O’Connell said the blueprint stresses the needs to invest in people, education, infrastructure, tax structure and commerce.

“We need businesses to be doing well here and making a lot of money to raise our per capita income,” he said. “To do that, we need to create an environment where commerce can grow.”

O’Connell said he would like to boost venture capital and angel investment for young Wisconsin companies by allowing individuals to put tax refunds into a state Venture Capital Mutual Fund for start-ups and then let them reap the rewards – if the start-ups are successful – with major tax benefits.

“Those venture capital dollars are hard to get here, in fact many studies show us we lag behind other states, including our neighbor Minnesota,” he said.

A second fund would use state money to partner with regional development groups, he said. Working with the Wisconsin Investment Board, this Economic Development Fund could raise up to $150 million over five years.

“We have a state Commerce Department that does a lot of very good things,” he said. “But some of the most beneficial economic activities are occurring on a regional basis ... including groups like THRIVE, Seven Rivers, NW Regional Planning Commission and New North.

“So one of the ideas that came from the citizenry was to take that energy ... and invest in the regional groups to provide them dollars so that they can do more of the good things they are doing,” he said.

“People told us ‘feed that, foster it, grow it,’” he said.

In addition to the counties, other organizations involved with Wisconsin Way include the Wisconsin REALTORS Association, the Wisconsin Education Association Council, the Wisconsin Transportation Builders Association, the Wisconsin Transportation Development Association, the League of Wisconsin Municipalities, Wood Communications Group and League of Wisconsin Municipalities.

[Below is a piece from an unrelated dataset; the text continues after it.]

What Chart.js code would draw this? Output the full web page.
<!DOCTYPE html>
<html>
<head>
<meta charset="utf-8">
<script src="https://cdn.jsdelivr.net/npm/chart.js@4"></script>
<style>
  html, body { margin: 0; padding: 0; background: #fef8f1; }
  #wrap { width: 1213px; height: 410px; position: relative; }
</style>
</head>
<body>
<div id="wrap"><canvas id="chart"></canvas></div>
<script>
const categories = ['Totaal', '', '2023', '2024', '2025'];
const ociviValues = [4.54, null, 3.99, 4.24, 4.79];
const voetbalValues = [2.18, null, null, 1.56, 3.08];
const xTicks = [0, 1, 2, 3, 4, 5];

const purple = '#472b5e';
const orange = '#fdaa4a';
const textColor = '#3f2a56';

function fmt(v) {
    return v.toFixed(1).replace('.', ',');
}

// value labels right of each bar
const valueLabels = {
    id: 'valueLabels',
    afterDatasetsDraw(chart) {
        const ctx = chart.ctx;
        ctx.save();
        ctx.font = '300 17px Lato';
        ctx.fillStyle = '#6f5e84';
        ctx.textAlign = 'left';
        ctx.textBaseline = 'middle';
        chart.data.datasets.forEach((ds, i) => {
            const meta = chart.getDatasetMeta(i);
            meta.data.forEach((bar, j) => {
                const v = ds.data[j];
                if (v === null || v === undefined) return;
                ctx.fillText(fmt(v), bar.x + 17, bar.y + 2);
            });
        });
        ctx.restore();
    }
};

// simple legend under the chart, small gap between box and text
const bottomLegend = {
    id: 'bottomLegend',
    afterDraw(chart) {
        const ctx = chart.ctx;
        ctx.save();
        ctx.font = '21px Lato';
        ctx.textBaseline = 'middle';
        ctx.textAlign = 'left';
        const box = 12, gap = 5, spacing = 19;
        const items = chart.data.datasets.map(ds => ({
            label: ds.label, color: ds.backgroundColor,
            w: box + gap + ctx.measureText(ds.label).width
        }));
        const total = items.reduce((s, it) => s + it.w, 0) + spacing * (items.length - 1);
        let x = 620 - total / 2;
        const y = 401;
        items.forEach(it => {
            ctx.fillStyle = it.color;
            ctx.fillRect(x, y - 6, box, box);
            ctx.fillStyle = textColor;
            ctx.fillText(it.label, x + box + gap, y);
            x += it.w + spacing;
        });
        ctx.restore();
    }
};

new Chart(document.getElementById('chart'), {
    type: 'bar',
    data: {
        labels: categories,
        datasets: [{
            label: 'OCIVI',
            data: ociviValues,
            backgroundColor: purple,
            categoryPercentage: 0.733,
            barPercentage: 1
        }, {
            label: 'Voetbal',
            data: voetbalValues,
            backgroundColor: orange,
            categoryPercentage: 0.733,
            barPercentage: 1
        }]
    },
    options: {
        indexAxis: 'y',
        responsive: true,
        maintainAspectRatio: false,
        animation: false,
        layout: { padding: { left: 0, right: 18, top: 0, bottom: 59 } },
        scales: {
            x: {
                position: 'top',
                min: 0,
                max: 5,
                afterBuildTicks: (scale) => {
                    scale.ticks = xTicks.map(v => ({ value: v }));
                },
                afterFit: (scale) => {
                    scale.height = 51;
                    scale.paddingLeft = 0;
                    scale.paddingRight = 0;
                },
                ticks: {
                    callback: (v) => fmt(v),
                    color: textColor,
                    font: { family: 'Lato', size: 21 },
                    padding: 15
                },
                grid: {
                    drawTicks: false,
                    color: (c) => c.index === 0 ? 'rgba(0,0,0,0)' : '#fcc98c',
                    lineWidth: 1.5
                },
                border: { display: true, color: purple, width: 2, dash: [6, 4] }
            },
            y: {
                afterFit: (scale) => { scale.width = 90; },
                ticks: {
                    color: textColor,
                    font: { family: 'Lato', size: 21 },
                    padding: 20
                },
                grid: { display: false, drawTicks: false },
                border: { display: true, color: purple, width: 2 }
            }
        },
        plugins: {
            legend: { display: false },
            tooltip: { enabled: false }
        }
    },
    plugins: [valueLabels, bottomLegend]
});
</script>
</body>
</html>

The group formed in the spring of 2007 and has held nearly 30 forums around the state. It will present its recommendations to the Legislature next fall, O’Connell said.

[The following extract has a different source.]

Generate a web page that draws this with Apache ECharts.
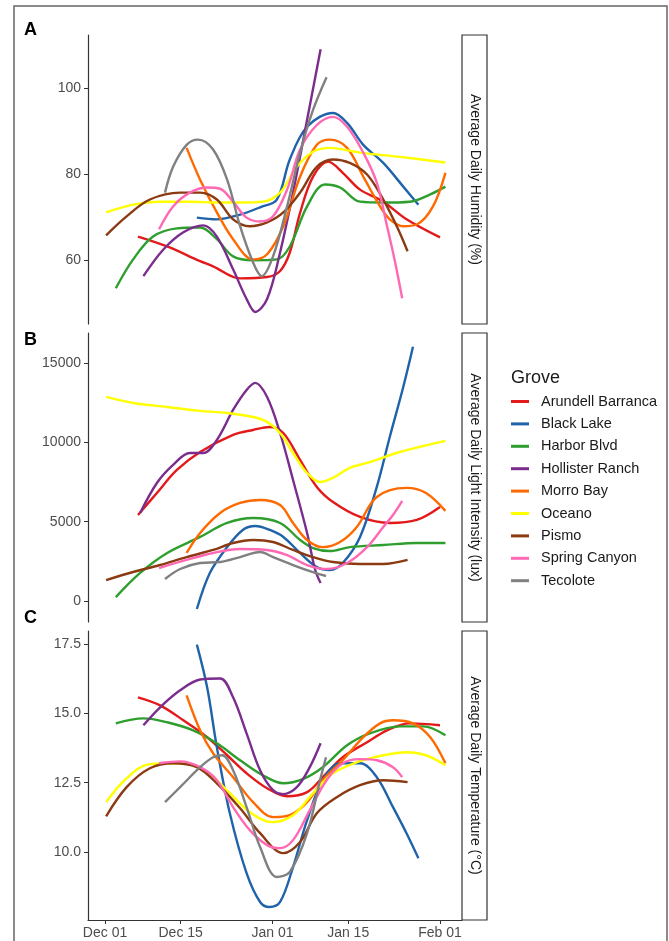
<!DOCTYPE html>
<html>
<head>
<meta charset="utf-8">
<script src="https://cdn.jsdelivr.net/npm/echarts@6/dist/echarts.min.js"></script>
<style>
  html, body { margin: 0; padding: 0; background: #fff; }
  #chart { width: 669px; height: 941px; }
</style>
</head>
<body>
<div id="chart"></div>
<script>
// days counted from Dec 01
const groves = ["Arundell Barranca", "Black Lake", "Harbor Blvd", "Hollister Ranch", "Morro Bay", "Oceano", "Pismo", "Spring Canyon", "Tecolote"]
const colors = ["#e31a1c", "#1f63ab", "#2e9e2e", "#7b2d8e", "#ff6a00", "#ffff00", "#8b3a12", "#ff69b4", "#808080"]
const tickDays = [0, 14, 31, 45, 62]
const tickLabels = ["Dec 01", "Dec 15", "Jan 01", "Jan 15", "Feb 01"]
const panelTitles = ["Average Daily Humidity (%)", "Average Daily Light Intensity (lux)", "Average Daily Temperature (°C)"]
const humTicks = [60, 80, 100]
const luxTicks = [0, 5000, 10000, 15000]
const tempTicks = [10, 12.5, 15, 17.5]

// A: humidity
const humArundell = [[6.1, 65.5], [11.5, 63.2], [17.6, 59.8], [20, 58.6], [25, 55.8], [30, 56.1], [32.4, 57.5], [34.2, 61.8], [36.1, 71], [38.5, 79.4], [41.3, 82.9], [44, 80.3], [47.2, 76.4], [51.5, 73.6], [55.8, 69.5], [62, 65.3]]
const humBlackLake = [[17, 69.9], [20.7, 69.5], [25, 70.6], [28.7, 72.3], [31.8, 74.1], [34.2, 83.4], [37.4, 91], [42.2, 94.2], [44.8, 91.9], [47.8, 86.8], [51.5, 82.6], [55.2, 77.1], [58, 72.9]]
const humHarbor = [[2, 53.5], [5.2, 60.2], [8.9, 65.5], [13.3, 67.4], [17.6, 67.6], [20.7, 64.9], [23.7, 60.9], [27.4, 60], [31.8, 60.2], [34.2, 63.2], [37.4, 72.5], [40.7, 77.6], [43.5, 76.9], [47.2, 73.6], [51.5, 73.4], [56.4, 73.6], [60.2, 75.3], [63, 77.1]]
const humHollister = [[7.1, 56.3], [10.8, 62.5], [14.5, 66.5], [18.2, 68.1], [20.7, 65.5], [23.7, 57.9], [26.2, 51], [27.8, 48], [30, 51], [32.4, 61.8], [34.8, 75.7], [37.4, 92.6], [39.9, 109]]
const humMorro = [[15.1, 86.1], [17.6, 78.7], [20.7, 71.1], [23.7, 64.9], [27.4, 60.2], [30, 61.4], [33, 67.9], [36.1, 79.4], [39.2, 86.8], [41.6, 88], [44.8, 86.1], [47.8, 79.4], [50.9, 72.5], [52.7, 69.5], [55.2, 67.9], [57.7, 68.3], [60.7, 72.5], [63, 80.3]]
const humOceano = [[0.2, 71.1], [5.2, 72.9], [10.2, 73.6], [15.7, 73.6], [20.7, 73.4], [25, 73.4], [29.2, 73.6], [32.4, 75.7], [35.5, 81.7], [38.5, 85.2], [41.6, 86.1], [47.2, 85], [54.6, 84], [63, 82.7]]
const humPismo = [[0.2, 65.8], [4, 70.2], [8.3, 74.1], [13.9, 75.7], [17.6, 75.7], [20.7, 74.1], [23.7, 69.5], [26.8, 67.9], [30, 68.8], [33, 71.1], [36.1, 75.7], [39.2, 81.7], [42.2, 83.4], [45.3, 82.6], [48.5, 79.9], [51.5, 74.1], [54, 67.9], [56, 62.1]]
const humSpring = [[10, 67.2], [12.6, 72.5], [15.7, 75.7], [18.9, 76.9], [21.3, 76.6], [23.7, 73.6], [26.2, 69.9], [28.7, 69], [31.1, 70.2], [33.7, 76.4], [36.1, 85.7], [39.2, 91.4], [42.2, 93.3], [44.8, 91], [47.8, 85], [50.3, 78], [52.2, 67.9], [53.7, 59.5], [55, 51.2]]
const humTecolote = [[11.1, 75.7], [12.6, 81.7], [15.1, 86.8], [17.2, 88], [20, 85.7], [22.6, 78.7], [25, 67.9], [27.4, 59.5], [29, 56.3], [31.1, 60.9], [33.7, 72.5], [36.1, 85], [38.5, 94.9], [41, 102.5]]

// B: light intensity
const luxArundell = [[6.1, 5420], [9.6, 6810], [13.3, 8260], [17.6, 9390], [23.7, 10470], [27.4, 10780], [30.5, 10970], [33, 10590], [36.1, 8890], [39.2, 7190], [42.2, 6240], [47.2, 5300], [52.7, 4920], [57.7, 5110], [62, 5930]]
const luxBlackLake = [[17, -500], [19.4, 1770], [22.6, 3400], [25.5, 4480], [27.8, 4730], [30.5, 4480], [33, 4040], [36.1, 3030], [39.2, 2140], [41.6, 1960], [44, 2400], [47.2, 4040], [50.3, 7190], [52.7, 10340], [55.2, 13490], [57, 16020]]
const luxHarbor = [[2, 250], [6.5, 1770], [11.5, 3030], [17.6, 4040], [22.6, 4920], [27.4, 5230], [32.4, 4920], [36.1, 3850], [38.5, 3340], [41.6, 3150], [45.3, 3400], [51.5, 3530], [57.7, 3660], [63, 3660]]
const luxHollister = [[6.5, 5550], [9.6, 7440], [12.6, 8580], [15.7, 9330], [18.2, 9330], [20.7, 10150], [23.7, 12040], [26.2, 13300], [27.8, 13750], [30, 12860], [32.4, 10590], [34.8, 7630], [37.4, 4290], [38.9, 1960], [39.9, 1140]]
const luxMorro = [[15.1, 3030], [17.6, 4290], [21.3, 5550], [25, 6180], [28.7, 6370], [32.4, 6050], [34.8, 4920], [37.4, 3850], [40.3, 3400], [43.5, 3720], [46.6, 4670], [50.3, 6560], [55.8, 7130], [59.4, 6810], [63, 5680]]
const luxOceano = [[0.2, 12860], [5.2, 12480], [11.5, 12230], [17.6, 11980], [22.6, 11850], [27.4, 11600], [30, 11290], [32.4, 10590], [34.8, 9330], [37.4, 8070], [39.8, 7500], [42.2, 7760], [45.3, 8390], [48.5, 8700], [54.6, 9390], [63, 10090]]
const luxPismo = [[0.2, 1320], [5.2, 1830], [10.2, 2270], [15.1, 2770], [20, 3220], [23.7, 3660], [27.4, 3850], [31.1, 3720], [34.8, 3220], [38.5, 2770], [42.2, 2460], [47.2, 2330], [51.5, 2330], [56, 2590]]
const luxSpring = [[10, 2080], [15.1, 2590], [20, 3030], [25, 3280], [30, 3220], [33.7, 2900], [37.4, 2270], [41, 2020], [44.8, 2400], [48.5, 3400], [51.5, 4670], [53.3, 5420], [55, 6310]]
const luxTecolote = [[11.1, 1390], [13.9, 2020], [17.6, 2400], [21.3, 2460], [25, 2770], [28.7, 3090], [31.1, 2770], [34.8, 2270], [37.9, 1890], [40.9, 1580]]

// C: temperature
const tempArundell = [[6.1, 15.58], [10.2, 15.29], [14.5, 14.75], [18.9, 14.14], [22.6, 13.49], [26.2, 12.84], [30, 12.3], [33.7, 12.01], [37.4, 12.16], [40.3, 12.7], [44, 13.42], [48.5, 13.96], [52.2, 14.39], [56.4, 14.64], [62, 14.57]]
const tempBlackLake = [[17, 17.48], [18.9, 15.94], [20.7, 13.78], [23.1, 11.4], [26.2, 9.24], [28.7, 8.2], [30.4, 8.02], [32.4, 8.2], [34.8, 9.46], [37.4, 11.15], [40.3, 12.59], [43.5, 13.2], [47.2, 13.2], [50.3, 12.7], [53.3, 11.62], [55.8, 10.68], [58, 9.78]]
const tempHarbor = [[2, 14.64], [7.1, 14.82], [11.5, 14.68], [16.3, 14.39], [20.7, 13.92], [25, 13.31], [29.2, 12.77], [33, 12.48], [36.6, 12.63], [40.3, 13.06], [44.8, 13.85], [49, 14.28], [54.6, 14.53], [58.9, 14.53], [63, 14.21]]
const tempHollister = [[7.1, 14.57], [10.2, 15.22], [13.9, 15.83], [17.6, 16.22], [21.3, 16.26], [23.7, 15.58], [26.2, 14.28], [28.7, 12.95], [31.1, 12.23], [33, 12.09], [35.5, 12.34], [37.9, 13.06], [39.9, 13.92]]
const tempMorro = [[15.1, 15.65], [17.6, 14.39], [20, 13.56], [23.7, 12.7], [27.4, 11.8], [31.1, 11.26], [34.2, 11.33], [37.4, 11.8], [40.3, 12.59], [44, 13.31], [47.8, 14.14], [50.9, 14.64], [53.3, 14.75], [57, 14.64], [60.2, 14.14], [63, 13.2]]
const tempOceano = [[0.2, 11.8], [4, 12.66], [8.3, 13.17], [13.9, 13.2], [18.9, 12.88], [23.1, 12.12], [26.8, 11.44], [30.9, 11.08], [34.8, 11.33], [38.5, 12.12], [42.2, 12.84], [46.6, 13.24], [51.5, 13.49], [55.8, 13.6], [59.4, 13.49], [63, 13.13]]
const tempPismo = [[0.2, 11.29], [4, 12.34], [8.3, 13.02], [12.6, 13.2], [17, 13.06], [20.7, 12.48], [25, 11.58], [28.7, 10.68], [33, 9.96], [36.1, 10.36], [39.2, 11.4], [42.9, 11.98], [47.2, 12.41], [51.5, 12.59], [56, 12.52]]
const tempSpring = [[10, 13.2], [13.9, 13.27], [17.6, 13.06], [20.7, 12.59], [23.7, 11.62], [26.8, 10.79], [30, 10.25], [32.4, 10.14], [34.8, 10.43], [37.9, 11.51], [41, 12.59], [44, 13.2], [47.2, 13.35], [50.3, 13.31], [53.3, 13.06], [55, 12.7]]
const tempTecolote = [[11.1, 11.8], [13.9, 12.34], [17.6, 13.06], [20, 13.42], [21.7, 13.49], [23.7, 12.95], [26.2, 11.62], [28.7, 10.18], [31.8, 9.1], [34.2, 9.28], [37.4, 10.68], [39.8, 12.59], [40.9, 13.42]]

const panels = [
  [humArundell, humBlackLake, humHarbor, humHollister, humMorro, humOceano, humPismo, humSpring, humTecolote],
  [luxArundell, luxBlackLake, luxHarbor, luxHollister, luxMorro, luxOceano, luxPismo, luxSpring, luxTecolote],
  [tempArundell, tempBlackLake, tempHarbor, tempHollister, tempMorro, tempOceano, tempPismo, tempSpring, tempTecolote]
]

const FONT = "Liberation Sans, Arial, sans-serif"
const gridTops = [35, 333, 631]
const gridH = 289
const yRanges = [[45.2, 112.3], [-1320, 16890], [7.55, 17.97]]
const yTicks = [humTicks, luxTicks, tempTicks]

const chart = echarts.init(document.getElementById("chart"), null, { renderer: "canvas" })

const grid = gridTops.map((t) => ({ left: 88, top: t, width: 374, height: gridH }))

const xAxis = gridTops.map((t, i) => ({
  type: "value",
  gridIndex: i,
  min: -3.15,
  max: 66.07,
  show: i === 2,
  splitLine: { show: false },
  axisLine: { show: i === 2, onZero: false, lineStyle: { color: "#333", width: 1.2 } },
  axisTick: { show: i === 2, length: 4, customValues: tickDays, lineStyle: { color: "#333" } },
  axisLabel: {
    show: i === 2,
    customValues: tickDays,
    color: "#4d4d4d",
    fontSize: 14,
    fontFamily: FONT,
    margin: 6,
    formatter: (v) => tickLabels[tickDays.indexOf(Math.round(v))] || ""
  }
}))

const yAxis = gridTops.map((t, i) => ({
  type: "value",
  gridIndex: i,
  min: yRanges[i][0],
  max: yRanges[i][1],
  splitLine: { show: false },
  axisLine: { show: true, onZero: false, lineStyle: { color: "#333", width: 1.2 } },
  axisTick: { show: true, length: 4, customValues: yTicks[i], lineStyle: { color: "#333" } },
  axisLabel: {
    customValues: yTicks[i],
    color: "#4d4d4d",
    fontSize: 14,
    fontFamily: FONT,
    margin: 7,
    formatter: (v) => (i === 2 ? v.toFixed(1) : String(Math.round(v)))
  }
}))

const series = []
panels.forEach((panel, p) => {
  panel.forEach((pts, g) => {
    series.push({
      name: groves[g],
      type: "line",
      xAxisIndex: p,
      yAxisIndex: p,
      data: pts,
      smooth: 0.35,
      showSymbol: false,
      symbol: "none",
      clip: true,
      lineStyle: { color: colors[g], width: 2.4 },
      itemStyle: { color: colors[g] },
      emphasis: { disabled: true },
      z: 2
    })
  })
})

// facet strips, panel letters, outer frame
const graphic = [
  { type: "rect", shape: { x: 14, y: 6, width: 653, height: 1000 }, style: { fill: "none", stroke: "#666", lineWidth: 1.5 }, silent: true }
]
gridTops.forEach((t, i) => {
  graphic.push({
    type: "rect",
    shape: { x: 462, y: t, width: 25, height: gridH },
    style: { fill: "#fff", stroke: "#333", lineWidth: 1.2 }
  })
  graphic.push({
    type: "text",
    x: 475,
    y: t + gridH / 2,
    rotation: -Math.PI / 2,
    style: { text: panelTitles[i], fill: "#1a1a1a", font: "14px " + FONT, align: "center", verticalAlign: "middle" }
  })
})
;["A", "B", "C"].forEach((l, i) => {
  graphic.push({
    type: "text",
    x: 24,
    y: [30, 340, 618][i],
    style: { text: l, fill: "#000", font: "bold 18px " + FONT, verticalAlign: "middle" }
  })
})
graphic.push({
  type: "text",
  x: 511,
  y: 378,
  style: { text: "Grove", fill: "#1a1a1a", font: "18px " + FONT, verticalAlign: "middle" }
})

const options = {
  animation: false,
  backgroundColor: "#fff",
  grid: grid,
  xAxis: xAxis,
  yAxis: yAxis,
  legend: {
    data: groves,
    orient: "vertical",
    left: 511,
    top: 394,
    padding: 0,
    icon: "rect",
    itemWidth: 18,
    itemHeight: 3,
    itemGap: 7.4,
    selectedMode: false,
    textStyle: { color: "#1a1a1a", fontSize: 14.5, fontFamily: FONT, lineHeight: 14, padding: [0, 0, 0, 7] }
  },
  graphic: graphic,
  series: series
}
chart.setOption(options)
</script>
</body>
</html>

Though the Badger State has a highly respected higher education system, he said 90 percent of the fastest growing jobs here do not require a college degree.

“We have a low per capita personal income and… we have a less than average education level for our populace,” he said. “In essence, we are not putting ourselves in a position to succeed.

O’Connell said the state’s economy is inconsistent with the tax structure, relying far too much on property taxes.

“It relies far too much on things you can touch and feel and drop, even though our economy -- which now has an emphasis on manufacturing -- is likely to grow in the ‘new millennium’ knowledge-based arena,” he said.

Because of that, the state’s coffers won’t grow with the economy and won’t give us the dollars we need to invest in our communities to make them attractive to the smart young wealth-makers of tomorrow, he said.

O’Connell said all the members of Wisconsin Way agree that government has a responsibility to create an environment so the private sector can employ people and create wealth.

In the economy of tomorrow, he said the state must do all it can to keep and attract “smart people” and make them want to live here.

“If we do that ... we can draw in businesses that can move almost overnight,” he said.